- Interactive map of Popcorn Park Animal Refuge
- 39°54′36″N 74°19′37″W﻿ / ﻿39.910°N 74.327°W
- Date opened: 1977
- Location: Lacey Township, Forked River, New Jersey
- Land area: 7 acres (2.8 ha)
- No. of animals: 200
- Website: www.ahscares.org

= Popcorn Park Animal Refuge =

Nonprofit animal sanctuary in New Jersey

Popcorn Park Animal Refuge is a small non-profit 7 acre animal refuge and sanctuary located in Forked River, New Jersey, within Lacey Township. According to the Associated Humane Societies, the refuge is "a sanctuary for abandoned, injured, ill, exploited, abused or elderly wildlife, exotic and farm animals, and birds." The refuge has programs to educate visitors about animals and their environments and offers hundreds of rescued dogs and cats for adoption, in their separate adoption building. The name "Popcorn Park" was adopted due to the small fee visitors pay to the entrance which grants them entry. No feeding of the animals is allowed since 2022.

==History==

Popcorn Park Animal Refuge was established in 1977 as a wildlife refuge for exotic and farm animals that were abused, ill, injured, handicapped, elderly, or exploited. The refuge first came to be because of an injured raccoon.

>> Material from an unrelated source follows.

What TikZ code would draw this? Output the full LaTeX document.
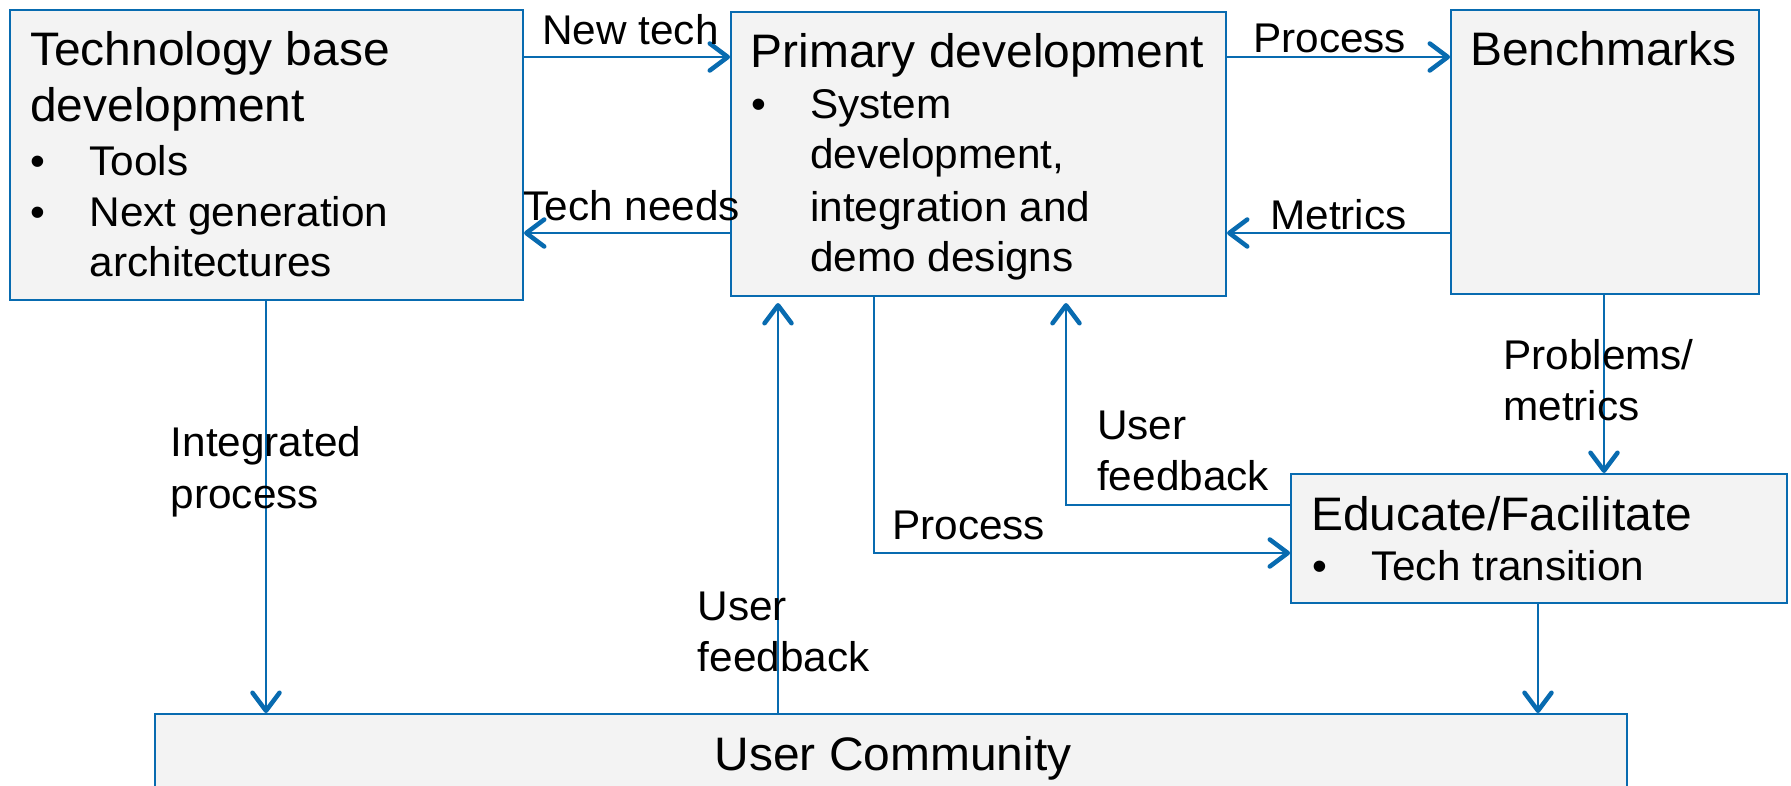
\documentclass[tikz,border=0pt]{standalone}
\usepackage{fontspec}
\setmainfont[FakeStretch=1.02]{Liberation Sans}
\usetikzlibrary{arrows.meta,calc}

\definecolor{edgeblue}{RGB}{8,107,176}
\definecolor{boxfill}{RGB}{243,243,243}

\tikzset{
  box/.style={draw=edgeblue, fill=boxfill, line width=2pt, inner sep=0pt},
  conn/.style={draw=edgeblue, line width=1.7pt,
    -{Straight Barb[length=18pt,width=27pt,line width=4.5pt,round]}},
  ttl/.style={anchor=base west, inner sep=0pt, font=\fontsize{47}{56}\selectfont},
  txt/.style={anchor=base west, inner sep=0pt, font=\fontsize{41.5}{50}\selectfont},
}

\begin{document}
\begin{tikzpicture}[x=1pt, y=-1pt]
  \clip (0,0) rectangle (1791,785);
  \fill[white] (0,0) rectangle (1791,785);

  % boxes
  \node[box, minimum width=513pt, minimum height=290pt, anchor=north west] (tb) at (9,9) {};
  \node[box, minimum width=495pt, minimum height=284pt, anchor=north west] (prim) at (730,11) {};
  \node[box, minimum width=308pt, minimum height=284pt, anchor=north west] (bench) at (1450,9) {};
  \node[box, minimum width=496pt, minimum height=129pt, anchor=north west] (edu) at (1290,473) {};
  \node[box, minimum width=1472pt, minimum height=140pt, anchor=north west] (uc) at (154,713) {};

  % box texts
  \node[ttl] (tbt1) at (30,65.7) {Technology base};
  \node[ttl] (tbt2) at (30,121.7) {development};
  \node[txt] (tbb1) at (30,175) {•};
  \node[txt] (tbi1) at (89.5,175) {Tools};
  \node[txt] (tbb2) at (30,226.7) {•};
  \node[txt] (tbi2) at (89.5,226.7) {Next generation};
  \node[txt] (tbi3) at (89.5,276) {architectures};

  \node[ttl] (prt) at (750.5,67.7) {Primary development};
  \node[txt] (prb) at (751,118.3) {•};
  \node[txt] (pri1) at (810,118.3) {System};
  \node[txt] (pri2) at (810,168.3) {development,};
  \node[txt] (pri3) at (810,221.7) {integration and};
  \node[txt] (pri4) at (810,271.7) {demo designs};

  \node[ttl] (bet) at (1470,65) {Benchmarks};

  \node[ttl] (edt) at (1311,530) {Educate/Facilitate};
  \node[txt] (edb) at (1312,580) {•};
  \node[txt] (edi) at (1371,580) {Tech transition};

  \node[ttl] (uct) at (714.5,770) {User Community};

  % connector rows and columns
  \coordinate (rowA) at (0,57);
  \coordinate (rowB) at (0,233);
  \coordinate (rowC) at (0,505);
  \coordinate (rowD) at (0,553);
  \coordinate (colA) at (266,0);
  \coordinate (colB) at (778,0);
  \coordinate (colC) at (874,0);
  \coordinate (colD) at (1066,0);
  \coordinate (colE) at (1538,0);
  \coordinate (colF) at (1604,0);

  % connectors
  \draw[conn] (tb.east |- rowA) -- (prim.west |- rowA);
  \draw[conn] (prim.west |- rowB) -- (tb.east |- rowB);
  \draw[conn] (prim.east |- rowA) -- (bench.west |- rowA);
  \draw[conn] (bench.west |- rowB) -- (prim.east |- rowB);
  \draw[conn] (tb.south -| colA) -- (uc.north -| colA);
  \draw[conn] (uc.north -| colB) -- ([yshift=-6pt]prim.south -| colB);
  \draw[conn] (prim.south -| colC) |- (edu.west |- rowD);
  \draw[conn] (edu.west |- rowC) -| ([yshift=-6pt]prim.south -| colD);
  \draw[conn] (bench.south -| colF) -- (edu.north -| colF);
  \draw[conn] (edu.south -| colE) -- (uc.north -| colE);

  % connector labels
  \node[txt] (l1) at (542,44) {New tech};
  \node[txt] (l2) at (523.5,220) {Tech needs};
  \node[txt] (l3) at (1253,52.7) {Process};
  \node[txt] (l4) at (1270,229.3) {Metrics};
  \node[txt] (l5a) at (170.5,456.7) {Integrated};
  \node[txt] (l5b) at (170.5,508.3) {process};
  \node[txt] (l6a) at (697.5,620.7) {User};
  \node[txt] (l6b) at (697.5,671) {feedback};
  \node[txt] (l7a) at (1097,439) {User};
  \node[txt] (l7b) at (1097,490) {feedback};
  \node[txt] (l8) at (892,539.3) {Process};
  \node[txt] (l9a) at (1503,369.3) {Problems/};
  \node[txt] (l9b) at (1503,420) {metrics};
\end{tikzpicture}
\end{document}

Through the years, this non-profit organization has taken care of thousands of domestic and exotic animals thanks to the donations of individuals who want to contribute to the continued success of this refuge. The refuge was once home to a large elephant which was rescued from a zoo in Mexico. Upon the elephant passing, her enclosure became home to several llamas who enjoy the open space.

==Attractions==

Popcorn Park Animal Refuge has over 200 animals including Bengal tigers, Siberian tigers, African lions, cougars, American black bears, an Arabian camel from the Rough Point estate of Doris Duke, and numerous species of monkeys, (including four baboons) foxes, and white-tailed deer.

Princess, the camel, died February 2, 2014.

==Attack==

Park animals suffered an attack in May 2003, when three teenagers, all 18 years old, killed three ducks, three emus and two rheas. The teens were arraigned and held on $50,000 bail a week later. Strong measures to protect all of the animals were already in place, but after the attack the animals received even stronger means of protection from anyone who would wish to harm them. The sanctuary is now equipped with an alarm system which surrounds the entire perimeter, including a camera system to protect the animal after the zoo closes each night. Cymbals Eat Guitars, an American rock band, reference the attack on their 2014 track "2 Hip Soul".